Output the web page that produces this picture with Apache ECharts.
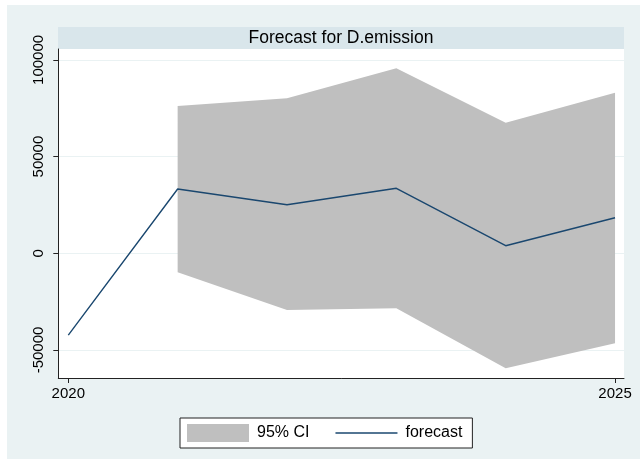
<!DOCTYPE html>
<html lang="en">
<head>
    <meta charset="UTF-8">
    <title>Forecast for D.emission</title>
    <script src="https://cdn.jsdelivr.net/npm/echarts@6/dist/echarts.min.js"></script>
    <style>
        body{
            margin: 0;
            background-color: #ffffff;
        }
        #main{
            position: absolute;
            left: 7px;
            top: 5px;
            width: 633px;
            height: 454px;
        }
    </style>
</head>
<body>
<div id="main"></div>
<script type="text/javascript">
    // data
    var years = [2020, 2021, 2022, 2023, 2024, 2025];
    var forecast = [-42300, 33260, 25130, 33620, 3900, 18400];
    var ciYears = [2021, 2022, 2023, 2024, 2025];
    var ciLower = [-9830, -29330, -28450, -59480, -46550];
    var ciUpper = [76180, 80170, 95650, 67500, 83000];
    var yTicks = [-50000, 0, 50000, 100000];
    var xTicks = [2020, 2025];

    var bandData = [];
    for (var i = 0; i < ciYears.length; i++) {
        bandData.push([ciYears[i], ciLower[i], ciUpper[i]]);
    }
    var lineData = [];
    for (var j = 0; j < years.length; j++) {
        lineData.push([years[j], forecast[j]]);
    }

    var font = '"Liberation Sans", Arial, Helvetica, sans-serif';
    var myChart = echarts.init(document.getElementById('main'));

    // CI band as one polygon: upper edge left->right, lower edge right->left
    function renderBand(params, api) {
        if (params.dataIndex !== 0) return;
        var pts = [];
        for (var k = 0; k < ciYears.length; k++) {
            pts.push(api.coord([ciYears[k], ciUpper[k]]));
        }
        for (var m = ciYears.length - 1; m >= 0; m--) {
            pts.push(api.coord([ciYears[m], ciLower[m]]));
        }
        return {
            type: 'polygon',
            shape: {points: pts},
            style: {fill: '#bfbfbf'}
        };
    }

    var option = {
        backgroundColor: '#eaf2f3',
        animation: false,
        graphic: [
            {
                type: 'rect',
                shape: {x: 51, y: 22, width: 566, height: 22},
                style: {fill: '#d9e6eb'},
                silent: true
            },
            {
                type: 'text',
                x: 334,
                y: 33,
                style: {
                    text: 'Forecast for D.emission',
                    font: '17.5px ' + font,
                    fill: '#000',
                    align: 'center',
                    verticalAlign: 'middle'
                },
                silent: true
            }
        ],
        grid: {
            left: 51.3,
            right: 16,
            top: 44,
            bottom: 81,
            show: true,
            backgroundColor: '#ffffff',
            borderWidth: 0
        },
        legend: {
            left: 173,
            top: 413,
            padding: [6, 10, 6, 7],
            itemWidth: 62,
            itemHeight: 18,
            itemGap: 26,
            backgroundColor: '#ffffff',
            borderColor: '#222',
            borderWidth: 1,
            borderRadius: 0,
            textStyle: {fontSize: 16, color: '#000', fontFamily: font, padding: [0, 0, 0, 3]},
            data: [
                {name: '95% CI', icon: 'rect'},
                {name: 'forecast', icon: 'path://M0,0 H60 V1.5 H0 Z'}
            ]
        },
        xAxis: {
            type: 'value',
            min: 2019.9085,
            max: 2025.082,
            axisLine: {show: true, onZero: false, lineStyle: {color: '#222', width: 1}},
            axisTick: {show: true, length: 5, customValues: xTicks, lineStyle: {color: '#222'}},
            axisLabel: {
                customValues: xTicks,
                formatter: function (v) { return String(v); },
                fontSize: 15,
                color: '#000',
                fontFamily: font,
                margin: 8
            },
            splitLine: {show: false}
        },
        yAxis: {
            type: 'value',
            min: -64500,
            max: 105650,
            splitNumber: 3,
            axisLine: {show: true, lineStyle: {color: '#222', width: 1}},
            axisTick: {show: true, length: 5, customValues: yTicks, lineStyle: {color: '#222'}},
            axisLabel: {
                customValues: yTicks,
                formatter: function (v) { return String(v); },
                rotate: 90,
                fontSize: 15,
                color: '#000',
                fontFamily: font,
                margin: 12
            },
            splitLine: {show: true, lineStyle: {color: '#eaf2f3', width: 1}}
        },
        series: [
            {
                name: '95% CI',
                type: 'custom',
                color: '#bfbfbf',
                renderItem: renderBand,
                encode: {x: 0, y: [1, 2]},
                data: bandData,
                z: 2
            },
            {
                name: 'forecast',
                type: 'line',
                symbol: 'none',
                color: '#1a476f',
                lineStyle: {color: '#1a476f', width: 1.4},
                data: lineData,
                z: 3
            }
        ]
    };

    myChart.setOption(option);
</script>
</body>
</html>
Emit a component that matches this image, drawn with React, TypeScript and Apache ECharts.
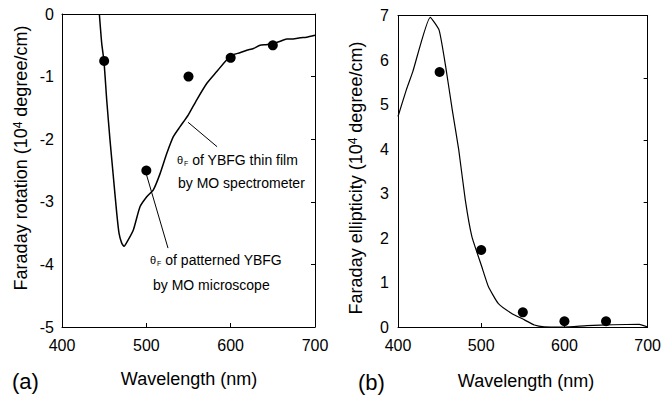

####

Wherever the string "Apache" appears in the entries above, list that line.

The answer:
Output the web page that produces this picture with Apache ECharts.
Emit a component that matches this image, drawn with React, TypeScript and Apache ECharts.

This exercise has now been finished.